Newtown Sq, PA -- (SBWIRE) -- 12/13/2016 -- One of the more difficult aspects of Medicare coverage relates to the donut hole, also referred to as the gap. Educating potential clients and existing clients on how it works is a key part of good customer service.
The Medicare donut hole has been one of those perplexing concepts since it earned its nickname. It is rather confusing to understanding when the donut hole starts and what amounts are covered in relation to prescription drugs.
"The actual name of the donut hole in Medicare Part D plans is a coverage gap," explained Clelland Green, RHU, CEO Benepath Inc. "And it is one of those concepts that everyone enrolling in Medicare needs to understand.
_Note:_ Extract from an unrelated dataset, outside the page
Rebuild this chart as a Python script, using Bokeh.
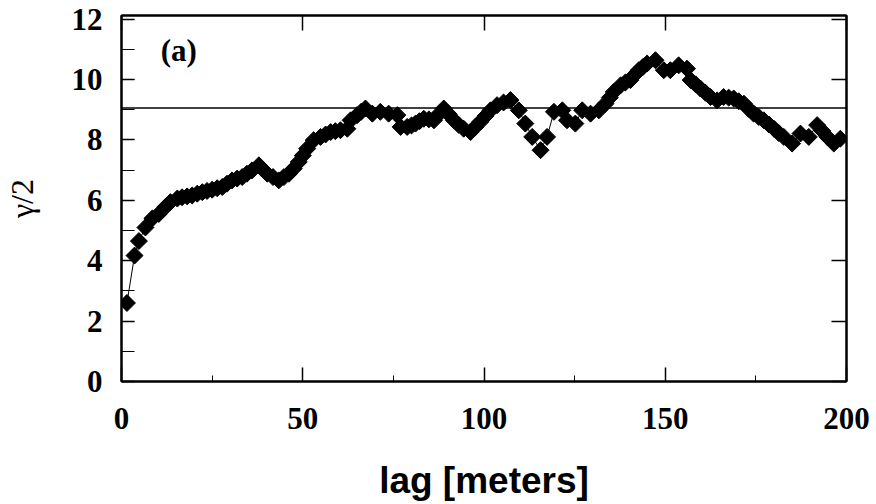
import numpy as np
from bokeh.plotting import figure
from bokeh.models import LinearAxis, SingleIntervalTicker, Span, Label, Range1d, CustomJSTickFormatter
from bokeh.embed import file_html
from bokeh.resources import INLINE

# lag distance [m]
lag = [1.5, 3.6, 4.8, 6.6, 8.5, 10.3, 12.1, 13.5, 15.4, 16.7, 18.1, 19.5, 20.9, 22.3, 23.6,
       25.0, 26.4, 27.8, 29.1, 30.5, 31.9, 33.3, 34.6, 36.0, 37.9, 39.0, 40.2, 41.8, 43.4,
       44.8, 46.2, 47.5, 48.9, 50.0, 51.2, 53.0, 54.9, 56.3, 57.7, 59.0, 60.4, 62.3, 63.2,
       65.0, 66.1, 67.3, 69.2, 71.4, 73.7, 76.1, 77.0, 78.8, 80.0, 81.1, 82.2, 83.4, 84.8,
       86.2, 87.5, 88.9, 90.3, 91.7, 93.0, 94.4, 96.3, 97.6, 99.0, 100.4, 101.8, 103.6,
       105.4, 107.3, 109.6, 111.4, 113.3, 115.6, 117.4, 119.3, 121.6, 122.9, 125.2, 127.1,
       129.4, 131.7, 133.5, 134.7, 135.8, 137.7, 139.0, 140.4, 141.5, 142.7, 143.9, 145.0,
       147.3, 149.6, 151.4, 153.7, 156.0, 157.0, 158.4, 159.7, 161.1, 162.5, 164.3, 166.1,
       167.5, 168.9, 170.3, 171.7, 173.0, 174.4, 175.8, 177.2, 178.6, 180.0, 181.3, 182.7,
       185.0, 187.3, 189.6, 191.9, 193.3, 194.7, 196.5, 198.3]
# semivariance gamma/2
gamma_half = [2.60, 4.17, 4.65, 5.10, 5.40, 5.55, 5.78, 5.94, 6.06, 6.10, 6.13, 6.16, 6.22, 6.27, 6.31,
              6.35, 6.40, 6.44, 6.55, 6.66, 6.72, 6.77, 6.88, 6.99, 7.16, 7.02, 6.88, 6.77, 6.66,
              6.77, 6.88, 7.05, 7.27, 7.48, 7.71, 7.99, 8.10, 8.18, 8.26, 8.29, 8.32, 8.37, 8.65,
              8.82, 8.93, 9.04, 8.87, 8.93, 8.87, 8.82, 8.43, 8.43, 8.48, 8.54, 8.62, 8.70, 8.68,
              8.65, 8.85, 9.04, 8.85, 8.65, 8.50, 8.37, 8.26, 8.43, 8.60, 8.79, 8.98, 9.15,
              9.24, 9.32, 8.98, 8.54, 8.10, 7.66, 8.10, 8.93, 8.98, 8.65, 8.54, 8.98,
              8.87, 8.98, 9.20, 9.40, 9.59, 9.81, 9.90, 9.98, 10.15, 10.31, 10.42, 10.53,
              10.64, 10.31, 10.31, 10.47, 10.36, 9.98, 9.84, 9.70, 9.56, 9.42, 9.31, 9.42,
              9.40, 9.37, 9.28, 9.20, 9.03, 8.87, 8.76, 8.65, 8.51, 8.37, 8.23, 8.10,
              7.88, 8.21, 8.10, 8.49, 8.30, 8.10, 7.88, 8.04]
sill = 9.06
panel_tag = "(a)"

serif = "Liberation Serif"
sans = "Liberation Sans"

p = figure(width=876, height=504, x_range=Range1d(0, 200), y_range=Range1d(0, 12.12),
           output_backend="svg", toolbar_location=None,
           min_border_left=121, min_border_right=30, min_border_top=15, min_border_bottom=123)
p.grid.visible = False
p.outline_line_color = "black"
p.outline_line_width = 2
p.background_fill_color = "white"
p.border_fill_color = "white"

# bottom axis
xa = p.xaxis[0]
xa.ticker = SingleIntervalTicker(interval=50, num_minor_ticks=2)
xa.major_tick_in = 14
xa.major_tick_out = 0
xa.minor_tick_in = 6
xa.minor_tick_out = 0
xa.axis_line_width = 2
xa.major_tick_line_width = 1.5
xa.major_label_text_font = serif
xa.major_label_text_font_style = "bold"
xa.major_label_text_font_size = "31px"
xa.major_label_text_color = "black"
xa.major_label_standoff = 26
xa.axis_label = "lag [meters]"
xa.axis_label_text_font = sans
xa.axis_label_text_font_style = "bold"
xa.axis_label_text_font_size = "37px"
xa.axis_label_text_color = "black"
xa.axis_label_standoff = 28

# left axis
ya = p.yaxis[0]
ya.ticker = SingleIntervalTicker(interval=2, num_minor_ticks=2)
ya.major_tick_in = 13
ya.major_tick_out = 0
ya.minor_tick_in = 13
ya.minor_tick_out = 0
ya.axis_line_width = 2
ya.major_tick_line_width = 1.5
ya.major_label_text_font = serif
ya.major_label_text_font_style = "bold"
ya.major_label_text_font_size = "31px"
ya.major_label_text_color = "black"
ya.major_label_standoff = 19
ya.axis_label = "γ/2"
ya.axis_label_text_font = serif
ya.axis_label_text_font_style = "normal"
ya.axis_label_text_font_size = "32px"
ya.axis_label_text_color = "black"
ya.axis_label_standoff = 29

blank = CustomJSTickFormatter(code="return ''")
# top axis (ticks only)
ta = LinearAxis(ticker=SingleIntervalTicker(interval=50, num_minor_ticks=0),
                major_tick_in=15, major_tick_out=0, minor_tick_in=0, minor_tick_out=0,
                formatter=blank, major_label_standoff=0,
                axis_line_width=2, major_tick_line_width=1.5)
p.add_layout(ta, "above")
# right axis (ticks only)
ra = LinearAxis(ticker=SingleIntervalTicker(interval=2, num_minor_ticks=0),
                major_tick_in=15, major_tick_out=0, minor_tick_in=0, minor_tick_out=0,
                formatter=blank, major_label_standoff=0,
                axis_line_width=2, major_tick_line_width=1.5)
p.add_layout(ra, "right")

p.add_layout(Span(location=sill, dimension="width", line_color="black", line_width=1.5))

p.line(lag, gamma_half, line_color="black", line_width=1)
p.scatter(lag, gamma_half, marker="square", size=12, angle=np.pi / 4,
          fill_color="black", line_color="black")

p.add_layout(Label(x=10.8, y=10.97, text=panel_tag, text_font=serif, text_font_style="bold",
                   text_font_size="31px", text_baseline="middle", text_align="left",
                   text_color="black"))

open("out.html", "w").write(file_html(p, INLINE))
As an agent, this is one of the areas you need to spend time on when educating your clients."
The donut hole begins when a customer and their Medicare drug plan (Part D prescription drugs) have spent a certain amount of money on drugs. That amount for 2016 is $3,319. Once that "hole" or "gap" has been reached, the insured pays 45 percent of the plan's cost for name-brand prescription drugs that are covered.
"Here is where things get a bit confusing," indicated Green, "even though a customer only pays 45 percent of a brand-name drug, what the customer pays plus the 50 percent discount from the drug maker also counts. Those two figures help beneficiaries get out of the gap."
The bottom line is that Medicare Part D, prescription drug plan recipients only remain in the gap until actual out-of-pocket expenses are higher than the plan's stated limit. Agents refer to this as the beneficiary's TrOOP, true out-of-pocket expenses.
"Selling Medicare coverage and Medicare supplement plans is a good niche to build your insurance agency into a force to be reckoned with," Green added. "Know your product. Work with integrity, demonstrate your product knowledge and provide good service. Those qualities are the stepping stones to success."